**What is needed:** No images are to be carried over; print all other material exactly as it stands.

**Extracted material:**
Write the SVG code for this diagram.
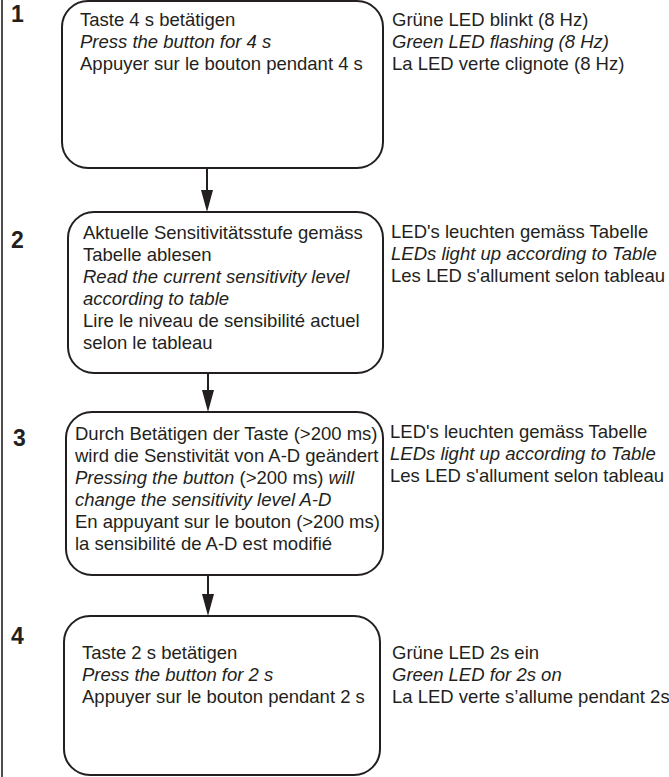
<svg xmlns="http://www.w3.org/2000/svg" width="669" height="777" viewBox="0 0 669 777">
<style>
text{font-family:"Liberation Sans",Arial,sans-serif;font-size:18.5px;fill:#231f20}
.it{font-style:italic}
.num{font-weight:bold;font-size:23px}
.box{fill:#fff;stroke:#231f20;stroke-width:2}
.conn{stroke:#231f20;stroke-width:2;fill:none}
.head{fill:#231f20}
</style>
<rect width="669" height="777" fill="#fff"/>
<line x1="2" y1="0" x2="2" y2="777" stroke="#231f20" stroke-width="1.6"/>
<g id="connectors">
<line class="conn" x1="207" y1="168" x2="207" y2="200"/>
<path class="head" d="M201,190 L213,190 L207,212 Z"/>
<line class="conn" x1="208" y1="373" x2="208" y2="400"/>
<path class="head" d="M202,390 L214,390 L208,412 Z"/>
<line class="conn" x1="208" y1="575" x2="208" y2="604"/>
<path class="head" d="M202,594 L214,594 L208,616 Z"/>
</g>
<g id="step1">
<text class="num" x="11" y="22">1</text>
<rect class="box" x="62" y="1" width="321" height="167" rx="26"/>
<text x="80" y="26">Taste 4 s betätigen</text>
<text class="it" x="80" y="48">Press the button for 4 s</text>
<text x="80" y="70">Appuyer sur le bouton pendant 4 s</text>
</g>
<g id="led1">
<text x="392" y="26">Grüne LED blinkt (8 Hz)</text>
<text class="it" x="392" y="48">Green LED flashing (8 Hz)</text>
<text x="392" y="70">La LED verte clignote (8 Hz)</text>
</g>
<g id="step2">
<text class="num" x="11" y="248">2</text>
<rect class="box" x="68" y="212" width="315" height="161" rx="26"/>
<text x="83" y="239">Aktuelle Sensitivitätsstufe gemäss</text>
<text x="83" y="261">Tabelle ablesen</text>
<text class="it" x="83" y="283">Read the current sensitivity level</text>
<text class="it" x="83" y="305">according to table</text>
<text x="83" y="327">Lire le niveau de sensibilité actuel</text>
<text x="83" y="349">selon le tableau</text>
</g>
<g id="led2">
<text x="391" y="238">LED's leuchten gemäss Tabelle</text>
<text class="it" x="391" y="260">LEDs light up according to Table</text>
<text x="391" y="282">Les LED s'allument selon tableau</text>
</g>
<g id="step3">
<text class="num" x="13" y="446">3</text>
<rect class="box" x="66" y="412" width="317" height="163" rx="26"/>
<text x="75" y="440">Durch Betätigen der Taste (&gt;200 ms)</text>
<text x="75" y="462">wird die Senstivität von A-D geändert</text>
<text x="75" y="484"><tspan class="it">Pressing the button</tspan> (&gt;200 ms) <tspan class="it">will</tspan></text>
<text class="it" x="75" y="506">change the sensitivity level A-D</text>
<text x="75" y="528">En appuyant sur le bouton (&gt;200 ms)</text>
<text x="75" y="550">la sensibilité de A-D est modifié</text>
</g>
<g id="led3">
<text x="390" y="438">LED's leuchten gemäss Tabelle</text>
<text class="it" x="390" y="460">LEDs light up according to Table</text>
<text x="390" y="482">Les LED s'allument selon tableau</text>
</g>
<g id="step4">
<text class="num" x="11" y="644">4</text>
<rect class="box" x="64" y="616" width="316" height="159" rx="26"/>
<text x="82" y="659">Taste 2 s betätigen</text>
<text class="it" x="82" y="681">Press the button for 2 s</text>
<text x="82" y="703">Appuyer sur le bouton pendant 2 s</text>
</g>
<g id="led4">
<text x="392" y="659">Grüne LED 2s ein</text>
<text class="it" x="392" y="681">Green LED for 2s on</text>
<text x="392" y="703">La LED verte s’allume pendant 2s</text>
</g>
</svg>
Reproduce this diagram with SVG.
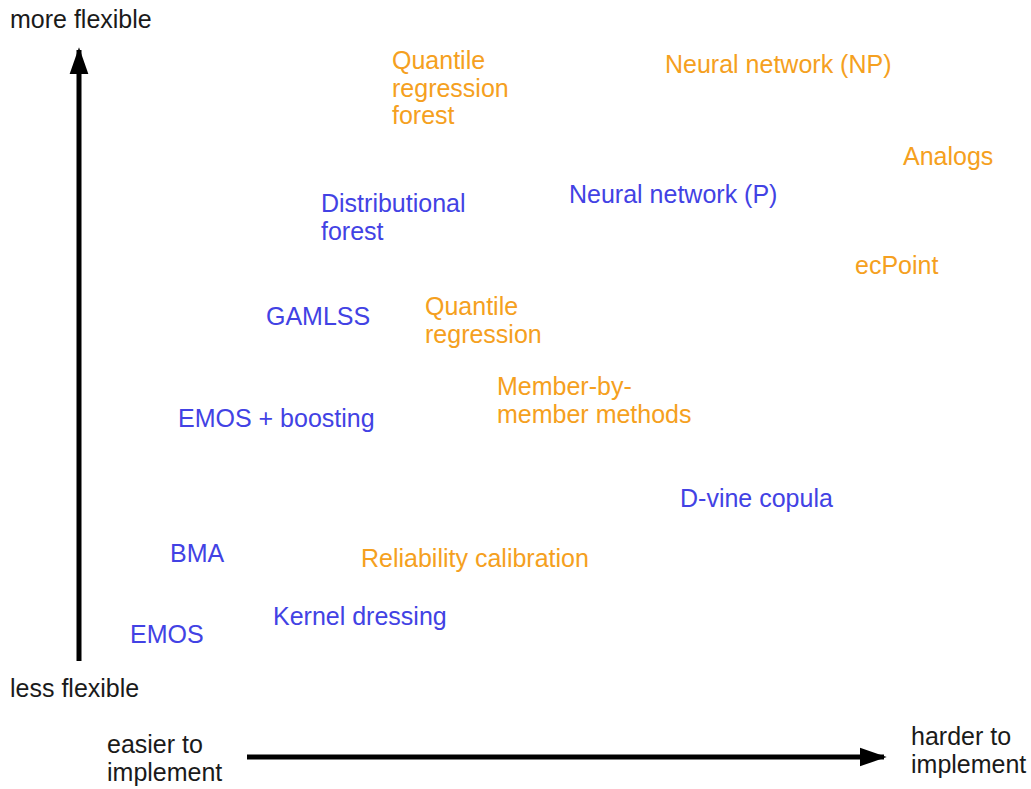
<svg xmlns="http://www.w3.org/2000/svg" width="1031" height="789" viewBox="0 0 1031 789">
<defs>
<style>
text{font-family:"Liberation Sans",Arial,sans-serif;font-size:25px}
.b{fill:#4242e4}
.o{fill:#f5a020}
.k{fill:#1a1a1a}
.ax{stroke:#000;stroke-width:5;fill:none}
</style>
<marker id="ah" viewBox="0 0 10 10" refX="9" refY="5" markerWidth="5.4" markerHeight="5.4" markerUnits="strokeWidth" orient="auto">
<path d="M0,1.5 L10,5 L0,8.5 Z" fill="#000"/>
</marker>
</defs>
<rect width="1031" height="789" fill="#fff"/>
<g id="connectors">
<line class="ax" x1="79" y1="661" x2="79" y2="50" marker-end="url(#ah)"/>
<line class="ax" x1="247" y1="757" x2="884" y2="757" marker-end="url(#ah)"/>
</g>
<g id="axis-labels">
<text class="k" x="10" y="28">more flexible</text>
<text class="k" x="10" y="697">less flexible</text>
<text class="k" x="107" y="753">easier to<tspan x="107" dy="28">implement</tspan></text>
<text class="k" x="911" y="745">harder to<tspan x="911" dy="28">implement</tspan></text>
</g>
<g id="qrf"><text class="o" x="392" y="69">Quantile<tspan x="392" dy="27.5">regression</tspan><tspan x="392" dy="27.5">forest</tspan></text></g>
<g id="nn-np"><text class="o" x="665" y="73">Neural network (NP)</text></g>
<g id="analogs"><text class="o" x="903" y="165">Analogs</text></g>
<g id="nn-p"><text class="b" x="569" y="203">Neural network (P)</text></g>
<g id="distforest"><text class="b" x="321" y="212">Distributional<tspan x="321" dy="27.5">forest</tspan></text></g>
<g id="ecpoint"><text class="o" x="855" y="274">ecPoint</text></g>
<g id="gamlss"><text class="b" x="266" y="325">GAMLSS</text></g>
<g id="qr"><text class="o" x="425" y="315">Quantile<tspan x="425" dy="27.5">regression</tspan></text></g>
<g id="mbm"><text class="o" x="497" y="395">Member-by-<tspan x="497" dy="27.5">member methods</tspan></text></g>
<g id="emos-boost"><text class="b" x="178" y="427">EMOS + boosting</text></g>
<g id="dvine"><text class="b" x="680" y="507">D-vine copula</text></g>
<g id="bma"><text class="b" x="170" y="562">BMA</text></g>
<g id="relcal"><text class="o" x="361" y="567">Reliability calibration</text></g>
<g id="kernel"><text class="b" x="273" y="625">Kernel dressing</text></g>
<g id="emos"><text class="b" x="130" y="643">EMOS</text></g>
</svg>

**Task output:**
Write the SVG code for this diagram.
<svg xmlns="http://www.w3.org/2000/svg" width="669" height="777" viewBox="0 0 669 777">
<style>
text{font-family:"Liberation Sans",Arial,sans-serif;font-size:18.5px;fill:#231f20}
.it{font-style:italic}
.num{font-weight:bold;font-size:23px}
.box{fill:#fff;stroke:#231f20;stroke-width:2}
.conn{stroke:#231f20;stroke-width:2;fill:none}
.head{fill:#231f20}
</style>
<rect width="669" height="777" fill="#fff"/>
<line x1="2" y1="0" x2="2" y2="777" stroke="#231f20" stroke-width="1.6"/>
<g id="connectors">
<line class="conn" x1="207" y1="168" x2="207" y2="200"/>
<path class="head" d="M201,190 L213,190 L207,212 Z"/>
<line class="conn" x1="208" y1="373" x2="208" y2="400"/>
<path class="head" d="M202,390 L214,390 L208,412 Z"/>
<line class="conn" x1="208" y1="575" x2="208" y2="604"/>
<path class="head" d="M202,594 L214,594 L208,616 Z"/>
</g>
<g id="step1">
<text class="num" x="11" y="22">1</text>
<rect class="box" x="62" y="1" width="321" height="167" rx="26"/>
<text x="80" y="26">Taste 4 s betätigen</text>
<text class="it" x="80" y="48">Press the button for 4 s</text>
<text x="80" y="70">Appuyer sur le bouton pendant 4 s</text>
</g>
<g id="led1">
<text x="392" y="26">Grüne LED blinkt (8 Hz)</text>
<text class="it" x="392" y="48">Green LED flashing (8 Hz)</text>
<text x="392" y="70">La LED verte clignote (8 Hz)</text>
</g>
<g id="step2">
<text class="num" x="11" y="248">2</text>
<rect class="box" x="68" y="212" width="315" height="161" rx="26"/>
<text x="83" y="239">Aktuelle Sensitivitätsstufe gemäss</text>
<text x="83" y="261">Tabelle ablesen</text>
<text class="it" x="83" y="283">Read the current sensitivity level</text>
<text class="it" x="83" y="305">according to table</text>
<text x="83" y="327">Lire le niveau de sensibilité actuel</text>
<text x="83" y="349">selon le tableau</text>
</g>
<g id="led2">
<text x="391" y="238">LED's leuchten gemäss Tabelle</text>
<text class="it" x="391" y="260">LEDs light up according to Table</text>
<text x="391" y="282">Les LED s'allument selon tableau</text>
</g>
<g id="step3">
<text class="num" x="13" y="446">3</text>
<rect class="box" x="66" y="412" width="317" height="163" rx="26"/>
<text x="75" y="440">Durch Betätigen der Taste (&gt;200 ms)</text>
<text x="75" y="462">wird die Senstivität von A-D geändert</text>
<text x="75" y="484"><tspan class="it">Pressing the button</tspan> (&gt;200 ms) <tspan class="it">will</tspan></text>
<text class="it" x="75" y="506">change the sensitivity level A-D</text>
<text x="75" y="528">En appuyant sur le bouton (&gt;200 ms)</text>
<text x="75" y="550">la sensibilité de A-D est modifié</text>
</g>
<g id="led3">
<text x="390" y="438">LED's leuchten gemäss Tabelle</text>
<text class="it" x="390" y="460">LEDs light up according to Table</text>
<text x="390" y="482">Les LED s'allument selon tableau</text>
</g>
<g id="step4">
<text class="num" x="11" y="644">4</text>
<rect class="box" x="64" y="616" width="316" height="159" rx="26"/>
<text x="82" y="659">Taste 2 s betätigen</text>
<text class="it" x="82" y="681">Press the button for 2 s</text>
<text x="82" y="703">Appuyer sur le bouton pendant 2 s</text>
</g>
<g id="led4">
<text x="392" y="659">Grüne LED 2s ein</text>
<text class="it" x="392" y="681">Green LED for 2s on</text>
<text x="392" y="703">La LED verte s’allume pendant 2s</text>
</g>
</svg>
Reproduce this diagram with SVG.
<svg xmlns="http://www.w3.org/2000/svg" width="1031" height="789" viewBox="0 0 1031 789">
<defs>
<style>
text{font-family:"Liberation Sans",Arial,sans-serif;font-size:25px}
.b{fill:#4242e4}
.o{fill:#f5a020}
.k{fill:#1a1a1a}
.ax{stroke:#000;stroke-width:5;fill:none}
</style>
<marker id="ah" viewBox="0 0 10 10" refX="9" refY="5" markerWidth="5.4" markerHeight="5.4" markerUnits="strokeWidth" orient="auto">
<path d="M0,1.5 L10,5 L0,8.5 Z" fill="#000"/>
</marker>
</defs>
<rect width="1031" height="789" fill="#fff"/>
<g id="connectors">
<line class="ax" x1="79" y1="661" x2="79" y2="50" marker-end="url(#ah)"/>
<line class="ax" x1="247" y1="757" x2="884" y2="757" marker-end="url(#ah)"/>
</g>
<g id="axis-labels">
<text class="k" x="10" y="28">more flexible</text>
<text class="k" x="10" y="697">less flexible</text>
<text class="k" x="107" y="753">easier to<tspan x="107" dy="28">implement</tspan></text>
<text class="k" x="911" y="745">harder to<tspan x="911" dy="28">implement</tspan></text>
</g>
<g id="qrf"><text class="o" x="392" y="69">Quantile<tspan x="392" dy="27.5">regression</tspan><tspan x="392" dy="27.5">forest</tspan></text></g>
<g id="nn-np"><text class="o" x="665" y="73">Neural network (NP)</text></g>
<g id="analogs"><text class="o" x="903" y="165">Analogs</text></g>
<g id="nn-p"><text class="b" x="569" y="203">Neural network (P)</text></g>
<g id="distforest"><text class="b" x="321" y="212">Distributional<tspan x="321" dy="27.5">forest</tspan></text></g>
<g id="ecpoint"><text class="o" x="855" y="274">ecPoint</text></g>
<g id="gamlss"><text class="b" x="266" y="325">GAMLSS</text></g>
<g id="qr"><text class="o" x="425" y="315">Quantile<tspan x="425" dy="27.5">regression</tspan></text></g>
<g id="mbm"><text class="o" x="497" y="395">Member-by-<tspan x="497" dy="27.5">member methods</tspan></text></g>
<g id="emos-boost"><text class="b" x="178" y="427">EMOS + boosting</text></g>
<g id="dvine"><text class="b" x="680" y="507">D-vine copula</text></g>
<g id="bma"><text class="b" x="170" y="562">BMA</text></g>
<g id="relcal"><text class="o" x="361" y="567">Reliability calibration</text></g>
<g id="kernel"><text class="b" x="273" y="625">Kernel dressing</text></g>
<g id="emos"><text class="b" x="130" y="643">EMOS</text></g>
</svg>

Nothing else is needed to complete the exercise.